Parameter tuning for software fault prediction with different variants of differential evolution

Abstract

The cost of software testing could be reduced if faulty entities were identified prior to the testing phase, which is possible with software fault prediction (SFP). In most SFP models, machine learning (ML) methods are used, and one aspect of improving prediction accuracy with these methods is tuning their control parameters. However, parameter tuning has not been addressed properly in the field of software analytics, and the conventional methods (such as basic Differential Evolution, Random Search, and Grid Search) are either not up-to-date, or suffer from shortcomings, such as the inability to benefit from prior experience, or are overly expensive. This study aims to examine and propose parameter tuners, called DEPTs, based on different variants of Differential Evolution for SFP with the Swift-Finalize strategy (to reduce runtime), which in addition to being up-to-date, have overcome many of the challenges associated with common methods.

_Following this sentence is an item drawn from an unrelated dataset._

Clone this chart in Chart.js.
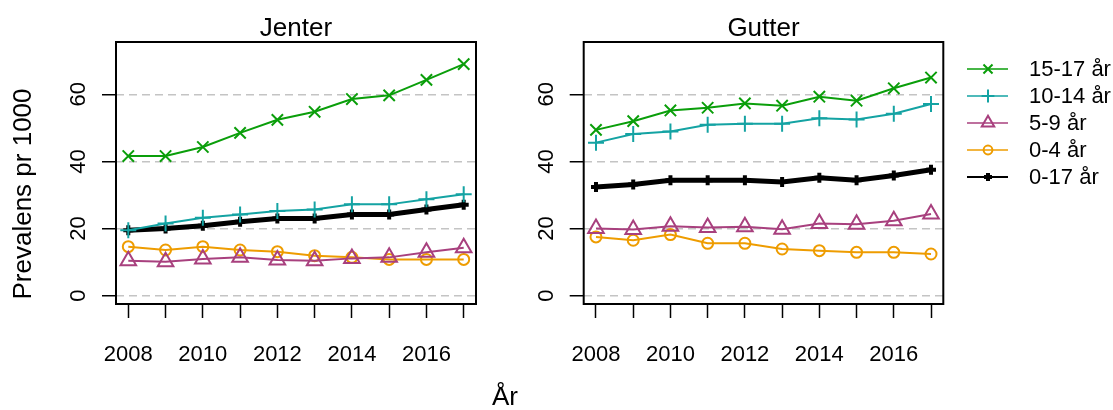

An experimental framework was developed to compare DEPTs with three widely used parameter tuners, applied to four common data miners, on 10 open-source projects, and to evaluate the performance of DEPTs, we used eight performance measures. According to our results, the three tuners out of five DEPTs improved prediction accuracy in more than 70% of tuned cases, and occasionally, they exceeded benchmark methods by over 10% in case of G-measure. The DEPTs took reasonable amounts of time to tune parameters for SFP as well.